La manera en que el ejército condujo las tareas contrainsurgentes muestra la voluntad de exterminio que se desplegó en los cuerpos y en los pueblos rebeldes. En numerosas ocasiones, los jefes militares dejaron los cuerpos inertes en la horca instalada en las plazas públicas, o colgados de alguna manera en la entrada del pueblo, o en los árboles de los caminos. Pero a veces el “espectáculo” podía ser más dramático; por ejemplo, cuando se decidía descuartizar los cadáveres y exhibir sus partes, como se hizo, en el caso más conocido, con Hidalgo, Ignacio Allende, Juan Aldama y Mariano Ximénez, cuyas cabezas fueron enviadas a Guanajuato y expuestas en jaulas en las esquinas de la Alhóndiga. Muchos otros insurgentes presos fueron ejecutados, sus cuerpos descuartizados o arrastrados por caballos, o decapitados: José Antonio Torres, Benedicto López, Domingo Pastrana, Hermenegildo Galeana, Pedro Moreno, Juan Olvera, Sebastián García, Dionisio Ramírez, José María Cristalinas.

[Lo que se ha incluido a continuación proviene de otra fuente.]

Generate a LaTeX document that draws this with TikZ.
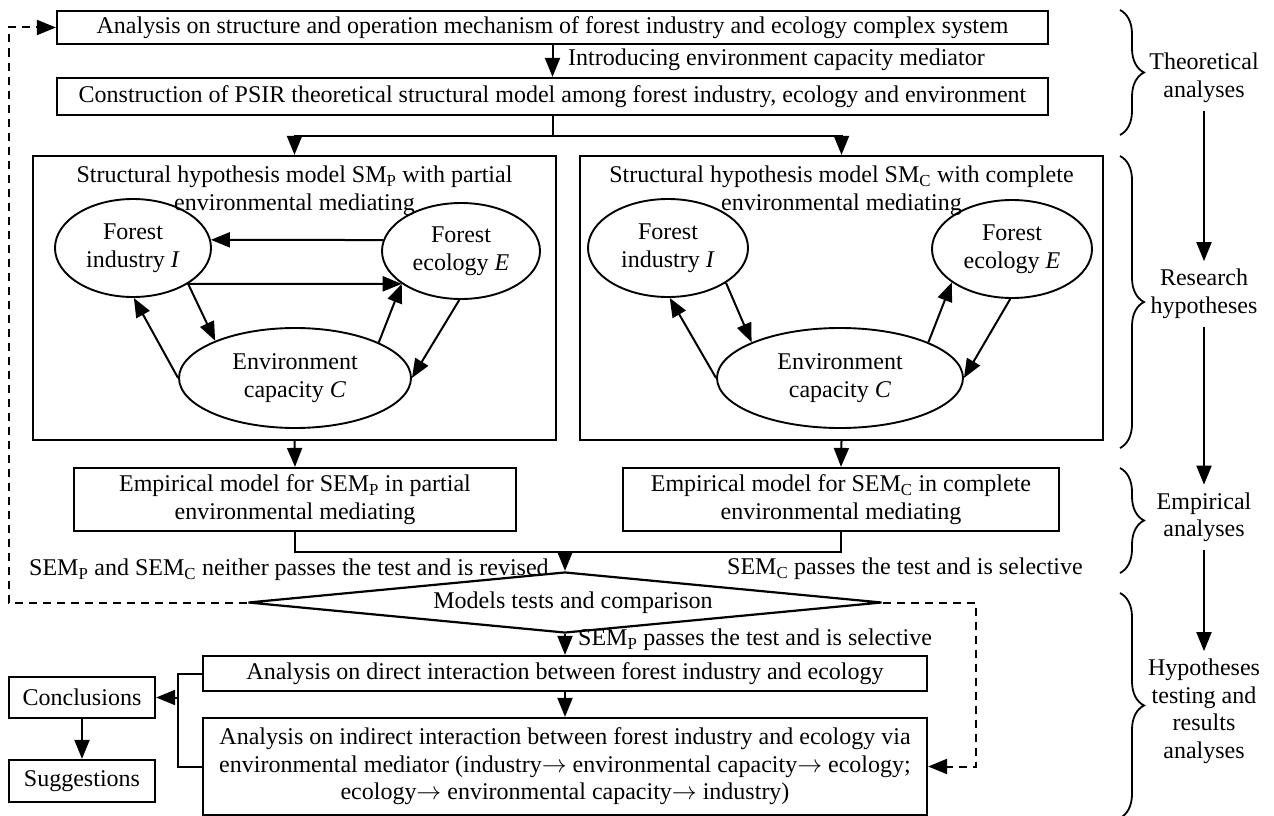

Con los pueblos se actuó de la misma manera. El citado comandante José de la Cruz, en una proclama de enero de 1811, amenazaba con incendiar y exterminar aquellos pueblos que, una vez indultados, volviesen a rebelarse. De hecho, el ejército realista, entre 1811 y 1813, atacó por lo menos 160 villas, pueblos, ranchos y haciendas de las intendencias de Guanajuato, San Luis Potosí, México, Guadalajara, Zacatecas y Valladolid. En algunas localidades se realizaron ejecuciones selectivas, como en La Barca y Colima, La Piedad, Pénjamo, Acatlán, Atlixco y Sultepec; otras fueron tan solo ocupadas, como Zapotlán, Juchipila, Zamora, Jiquilpan, Salamanca o Ixmiquilpan. Pero en algunos casos se arrasó con la localidad entera, como ocurrió en Zitácuaro, Santa María, San Andrés, San Mateo, San Bernabé, San Francisco, San Juan, Timbineo y San Miguel, en la intendencia de Valladolid; o Tenango, Nopala, Los Remedios y Orizaba, en la de México.